My dissertation examines a range of food assistance programs including federal surplus commodity distribution, the food stamp program, the national school lunch program, the special supplemental nutrition program for women, infants, and children (WIC), and food banking. During the 1950s and 1960s, public food welfare programs were relatively small. I identify how various constituencies reframed the idea of a right to food assistance in these decades, creating the conditions for rapid public program growth during the 1960s and 1970s. Then, stagflation of the 1970s placed limits on program expansion. Publicly funded food welfare became subject to increased political scrutiny in what was presented as a new era of budget austerity, individual responsibility, and heightened concern with waste, fraud, and abuse. This project tracks how legislators, policy intellectuals, and administration officials worked to reshape public and private food assistance in an age of limits. Changes made in the name of budget austerity in the 1970s became an opening for a more radical restructuring of public/private food assistance during the 1980s. Policymakers recategorized the need for food as a temporary emergency to be met through public subsidy for charitable, voluntary, and market-based solutions.
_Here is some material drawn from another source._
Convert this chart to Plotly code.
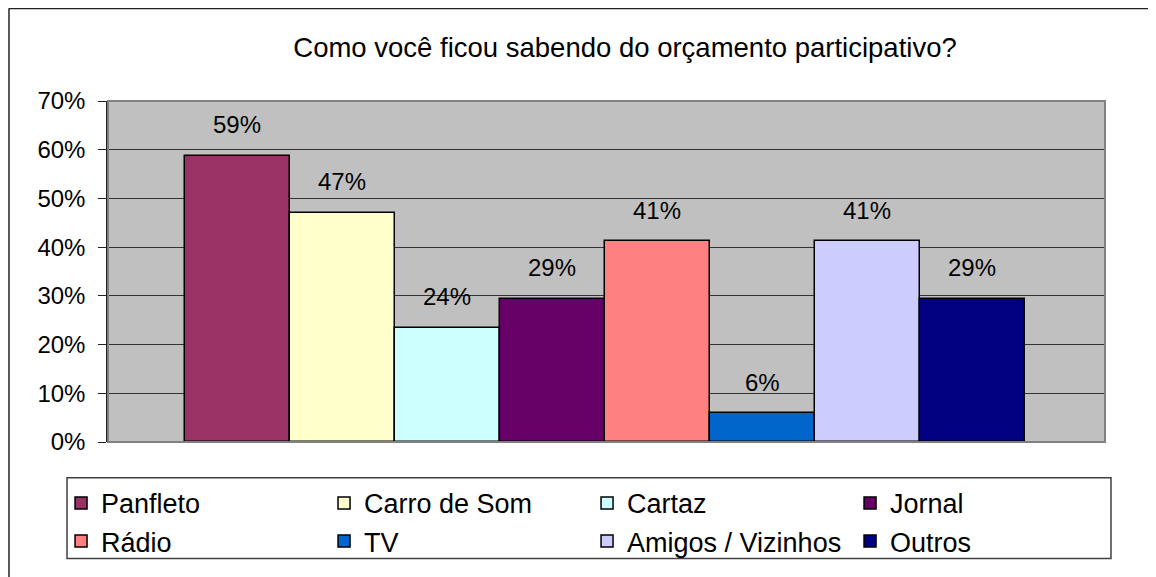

While political differences were fought out directly in battles over legislation, I argue the equally if not more important battles took place in the hidden terrain of budget appropriations, program administration and implementation, and in framing the terms of debate. Through an analysis of the changing framing of hunger, and the mix of public and private welfare identified as an appropriate response, my project provides one lens to understand broader changes in social provision from the 1960s through the 1980s.